When the second tower came down, both were outside. Gedeon leapt into a fire engine accompanied by an FBI agent. Jules, who was still far too close to the north tower for safety, fell to the ground under the weight of another man protecting him from falling debris, Chief Pfeifer. After that, Jules stopped filming and stumbled through the streets, worried now about only one thing – finding his brother. It wasanother two hours before both were back in the firehouse. They fell into each other's arms, tears smearing the dust on their cheeks.

In the days that followed, they had a choice – to release their footage to the networks immediately, or to persevere with their original project. Surprisingly, they took the second route. They spent three weeks at ground zero – all with the original blanket permission granted to them by the fire department – filming as the firefighters dug for the fallen. They went to Staten Island where the rubble was taken. And until Monday, they lingered at the firehouse doing final interviews with the survivors.

And there have been other miracles in this story. Nearly 350 firemen from New York died on that day. But everyone from Ladder 1, under the command of Chief Pfeifer, made it home alive. The firehouse lost no one. Although among those who did perish was Kevin Pfeifer, the chief's brother with another firefighting unit.

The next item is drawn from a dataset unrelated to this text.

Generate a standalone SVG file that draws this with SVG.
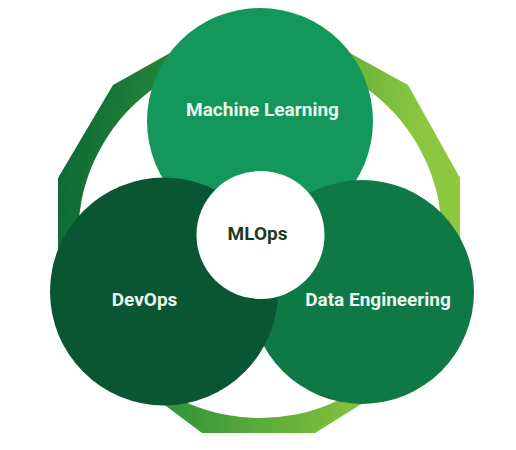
<svg xmlns="http://www.w3.org/2000/svg" width="516" height="450" viewBox="0 0 516 450">
  <defs>
    <linearGradient id="ringGrad" gradientUnits="userSpaceOnUse" x1="58" y1="200" x2="460" y2="260">
      <stop offset="0" stop-color="#0d6b37"/>
      <stop offset="0.4" stop-color="#3a9a38"/>
      <stop offset="0.85" stop-color="#8cc63f"/>
      <stop offset="1" stop-color="#8fc93f"/>
    </linearGradient>
    <style>
      .lbl { font-family: Roboto, "Liberation Sans", Arial, sans-serif; font-weight: bold; font-size: 19px; text-anchor: middle; fill: #eaf7ee; }
      .core { fill: #1f3a1c; }
    </style>
  </defs>
  <rect width="516" height="450" fill="#ffffff"/>
  <g id="ring">
    <path fill="url(#ringGrad)" fill-rule="evenodd" d="M211,30 L308,30 L408,85 L460,178 L460,290 L400,380 L315,433 L202,433 L118,370 L58,290 L58,178 L113,85 Z M78,236 a182,182 0 1,0 364,0 a182,182 0 1,0 -364,0 Z"/>
  </g>
  <g id="machine-learning">
    <circle cx="260" cy="121" r="113" fill="#13975a"/>
    <text class="lbl" x="262.5" y="116">Machine Learning</text>
  </g>
  <g id="data-engineering">
    <circle cx="362" cy="292" r="112" fill="#0f7945"/>
    <text class="lbl" x="378" y="306">Data Engineering</text>
  </g>
  <g id="devops">
    <circle cx="164" cy="291.5" r="114" fill="#0a5633"/>
    <text class="lbl" x="144.5" y="306">DevOps</text>
  </g>
  <g id="mlops">
    <circle cx="260.5" cy="235" r="64" fill="#ffffff"/>
    <text class="lbl core" x="257.5" y="240">MLOps</text>
  </g>
</svg>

When the television special is edited and ready, there will be still more work to do. The brothers plan to re-cut the tape to make a version suitable for general release in cinemas across the US and around the world.

Jules, meanwhile, has to return to the top brass of the New York City Fire Department to ask one more favour of them. He and his girlfriend are to tie the knot this summer. He has a special venue in mind for the wedding; the firehouse of Engine 7, Ladder 1 on Duane Street.